The cops say sorry for using an insensitive expression – but who laid the complaint?

Alf has learned another lesson in how to be PC: he must not call people “half-caste”, no matter how appropriate that expression might seem.

The lesson this time comes from the cops, who are saying “oops, sorry” after being chided for calling a missing woman a half-caste.

It seems they issued a statement yesterday saying they held fears for the safety of a 48-year-old woman missing from Auckland’s Te Atatu since Saturday.

So far, so good.

But the police then used what turns out to be an indelicate, insensitive and otherwise objectionable expression.

They described Francis Maree Manufui as “half cast [sic] Samoan/European”.

The buggers at Stuff are obviously feeling somewhat smug, because (a) they know how to spell it correctly, which is with an “e” on the end, and (b) –

Stuff did not use the term in its story.

Oh, what goody-goody two-shoes.

But next thing you know, the cops are issuing an apology.

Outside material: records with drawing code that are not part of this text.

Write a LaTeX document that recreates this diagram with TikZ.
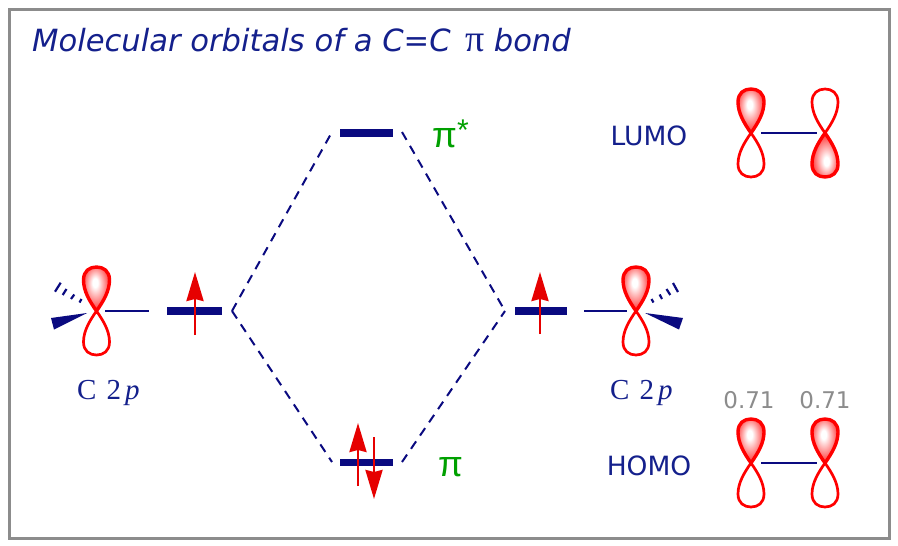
\documentclass[tikz,border=0pt]{standalone}
\usepackage{fontspec}
\setmainfont{DejaVu Sans}
\newfontfamily\lserif{Liberation Serif}
\newfontfamily\lsans{Liberation Sans}
\usetikzlibrary{arrows.meta}
\definecolor{navybar}{HTML}{0A0A80}
\definecolor{navytxt}{HTML}{14208C}
\definecolor{orbred}{HTML}{FF0000}
\definecolor{spinred}{HTML}{E60000}
\definecolor{pigreen}{HTML}{00A000}
\definecolor{framegray}{HTML}{8C8C8C}
\definecolor{numgray}{HTML}{8C8C8C}
\pgfdeclareradialshading{lobeshade}{\pgfpoint{-3bp}{8bp}}{color(0bp)=(white);color(5bp)=(white);color(34bp)=(orbred);color(50bp)=(orbred)}
\tikzset{
  x=1pt,y=-1pt,
  levelbar/.style={fill=navybar,draw=none,rectangle,inner sep=0pt,minimum height=7.5pt},
  levellink/.style={draw=navybar,line width=2pt,dash pattern=on 9pt off 7pt},
  spin/.style={draw=spinred,line width=2.7pt,-{Stealth[length=29pt,width=17pt,inset=2pt,fill=spinred]}},
  bond/.style={draw=navybar,line width=1.7pt},
  hash/.style={draw=navybar,line width=2.2pt},
  wedge/.style={fill=navybar,draw=none},
  mainlabel/.style={text=navytxt,font=\fontsize{26.5}{30}\selectfont,inner sep=0pt},
  clabel/.style={text=navytxt,font=\lserif\fontsize{29}{32}\selectfont,inner sep=0pt},
  numlabel/.style={text=numgray,font=\fontsize{23}{26}\selectfont,inner sep=0pt},
  pilabel/.style={text=pigreen,font=\lsans\fontsize{36}{38}\selectfont,inner sep=0pt},
  lobeline/.style={draw=orbred,line width=2.7pt,line join=round},
  lobefull/.style={draw=orbred,line width=3.4pt,line join=round,shading=lobeshade},
  lobefulldown/.style={lobefull,shading angle=180},
}
% #1 centre x, #2 centre y, #3 direction (-1 up, 1 down), #4 style
\newcommand{\lobepath}[4]{%
  \path[#4] (#1,#2) .. controls ({#1-7},{#2+#3*10}) and ({#1-13},{#2+#3*20}) .. ({#1-13},{#2+#3*31})
    .. controls ({#1-13},{#2+#3*40}) and ({#1-7},{#2+#3*44}) .. (#1,{#2+#3*44})
    .. controls ({#1+7},{#2+#3*44}) and ({#1+13},{#2+#3*40}) .. ({#1+13},{#2+#3*31})
    .. controls ({#1+13},{#2+#3*20}) and ({#1+7},{#2+#3*10}) .. (#1,#2) -- cycle;}
\begin{document}
\begin{tikzpicture}
\useasboundingbox (0,0) rectangle (898,546);
\fill[white] (0,0) rectangle (898,546);
\draw[framegray,line width=3pt] (9.5,9.5) rectangle (889,538);

\node[anchor=base west,text=navytxt,font=\fontsize{30.6}{34}\selectfont\itshape,inner sep=0pt] (title) at (32,52) {Molecular orbitals of a C=C\hspace{15pt}{\lserif\upshape\fontsize{38}{38}\selectfont π}\hspace{9pt}bond};

% levels
\node[levelbar,minimum width=55pt] (lvlL) at (194.5,311) {};
\node[levelbar,minimum width=52pt] (lvlR) at (541,311) {};
\node[levelbar,minimum width=53pt] (lvlT) at (366.5,133) {};
\node[levelbar,minimum width=53pt] (lvlB) at (366.5,462.5) {};

% connectors
\coordinate (jL) at (232,311);
\coordinate (jR) at (505,311);
\coordinate (tL) at (332,132);
\coordinate (tR) at (402,132);
\coordinate (bL) at (332,462);
\coordinate (bR) at (402,462);
\draw[levellink] (jL) -- (tL);
\draw[levellink] (tR) -- (jR);
\draw[levellink] (jL) -- (bL);
\draw[levellink] (bR) -- (jR);

% spins
\coordinate (s1a) at (195,335); \coordinate (s1b) at (195,272);
\coordinate (s2a) at (540,334); \coordinate (s2b) at (540,272);
\coordinate (s3a) at (358,486); \coordinate (s3b) at (358,423);
\coordinate (s4a) at (374,437); \coordinate (s4b) at (374,499);
\draw[spin] (s1a) -- (s1b);
\draw[spin] (s2a) -- (s2b);
\draw[spin] (s3a) -- (s3b);
\draw[spin] (s4a) -- (s4b);

% left C
\coordinate (bl1) at (105,311); \coordinate (bl2) at (149,311);
\draw[bond] (bl1) -- (bl2);
\fill[wedge] (87,313) -- (51,318) -- (54,329.5) -- cycle;
\draw[hash] (81.5,299) -- (79.5,302.5);
\draw[hash] (74.3,294.5) -- (71,299);
\draw[hash] (66.5,289) -- (62.7,295);
\draw[hash] (60.7,282.7) -- (55,291.7);
\lobepath{96.5}{311}{1}{lobeline}
\lobepath{96.5}{311}{-1}{lobefull}

% right C
\coordinate (br1) at (584,311); \coordinate (br2) at (627,311);
\draw[bond] (br1) -- (br2);
\fill[wedge] (645,313) -- (683,318) -- (679,329.5) -- cycle;
\draw[hash] (651.5,299) -- (653.5,302.5);
\draw[hash] (659.7,294.5) -- (662,299);
\draw[hash] (666.5,289) -- (670.3,295);
\draw[hash] (673,283) -- (678,292);
\lobepath{636}{311}{1}{lobeline}
\lobepath{636}{311}{-1}{lobefull}

% LUMO
\coordinate (lu1) at (761,133); \coordinate (lu2) at (817,133);
\draw[bond] (lu1) -- (lu2);
\lobepath{751}{133}{1}{lobeline}
\lobepath{751}{133}{-1}{lobefull}
\lobepath{825}{133}{-1}{lobeline}
\lobepath{825}{133}{1}{lobefulldown}

% HOMO
\coordinate (ho1) at (761,463); \coordinate (ho2) at (817,463);
\draw[bond] (ho1) -- (ho2);
\lobepath{751}{463}{1}{lobeline}
\lobepath{751}{463}{-1}{lobefull}
\lobepath{825}{463}{1}{lobeline}
\lobepath{825}{463}{-1}{lobefull}

% labels
\node[clabel,anchor=base west] (cl) at (77,399) {C\hspace{10pt}2\hspace{4pt}\textit{p}};
\node[clabel,anchor=base west] (cr) at (610,399) {C\hspace{10pt}2\hspace{4pt}\textit{p}};
\node[mainlabel,anchor=base] (lumo) at (649,145) {LUMO};
\node[mainlabel,anchor=base] (homo) at (649,475) {HOMO};
\node[numlabel,anchor=base] (n1) at (749,408) {0.71};
\node[numlabel,anchor=base] (n2) at (825,408) {0.71};
\node[pilabel,anchor=base west] (pistar) at (432,147) {π\raisebox{7pt}{\fontsize{30}{30}\selectfont *}};
\node[pilabel,anchor=base west] (pi) at (438,476) {π};
\end{tikzpicture}
\end{document}
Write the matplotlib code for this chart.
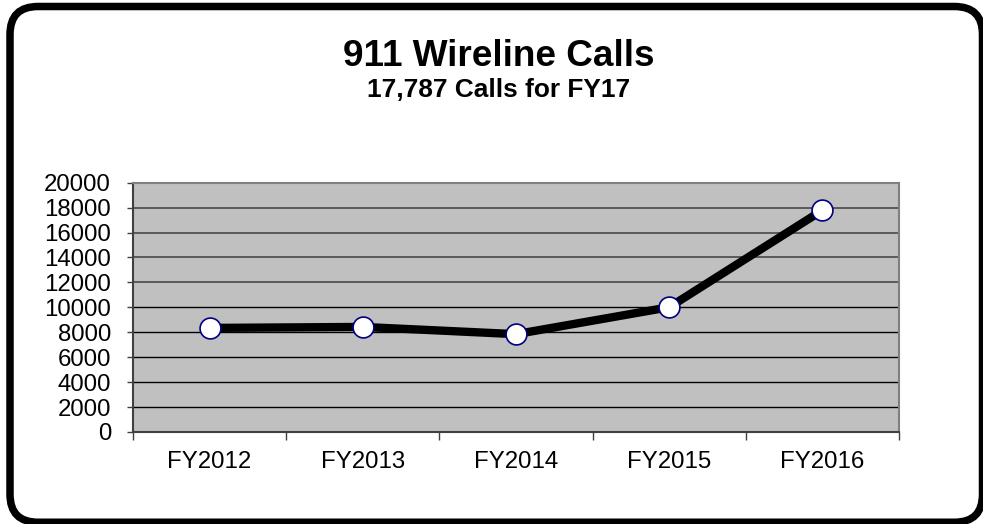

In a statement later, Police Chief Media Adviser Jon Neilson apologised for the statement issued in the name of West Auckland Police spokesman Kevin Loughlin.

Neilson said it was an “incorrect ethnic term”.

“On behalf of Police and Kevin we apologise for this error.

“It is not an acceptable term and we acknowledge and apologise for any offence caused.”

But obviously the words did not cause offence to Ms Manufui because when the apology was made she was still missing.

Police say she was last seen on Saturday when she told friends at the Auckland City Mission that she may go to Hamilton by bus.

That evening she spoke to staff by cellphone at the residential facility saying she was in nearby New Lynn and that she was on her way home.

They later called her again repeatedly but there was no answer.

Police and family have fears for her safety.

Accordingly, it seems reasonable to suppose, it was not Ms Manufui who complained.

Wikipedia – by the way – says the term half-caste is used to describe people of mixed race or ethnicity.

Caste comes from the Latin castus, meaning pure, and the dervative Portuguese and Spanish casta, meaning race. The term originates from the Indian caste system, where a person of ‘lesser’ or half-caste would be deemed to be of a ‘lower class’.

But Alf had his attention drawn to a survey among mixed-race people in Britain of their preferences when it comes to terminology and classification.

…On issues of terminology, the salient general term of choice amongst respondents was ‘mixed race’.

The only other terms that attracted significant support were ‘mixed heritage’ and ‘mixed parentage’. Very few preferred ‘dual heritage’.

Respondents identified eleven different terms as offensive, most frequently ‘dual heritage’, ‘half-caste’ and ‘mixed origins’.

The reasons for the dislike of ‘dual heritage’ focussed mainly on its limitation to two groups.

‘Half-caste’ was regarded as pejorative by several respondents, on the ground of partial recognition & historical connotations.


Actually, Alf imagines he would not have been too wounded, if people had called him a half-caste, even though he isn’t.

On the other hand, the Stuff report today says IHC services are concerned because the missing woman is unlikely to be taking her medication.

That’s where Alf would have become offended – knowing that the world knew he was not taking his medication.

And come to think of it, is it okay for the world to know the missing woman is intellectually handicapped?

Or should that be a matter for a police apology, too?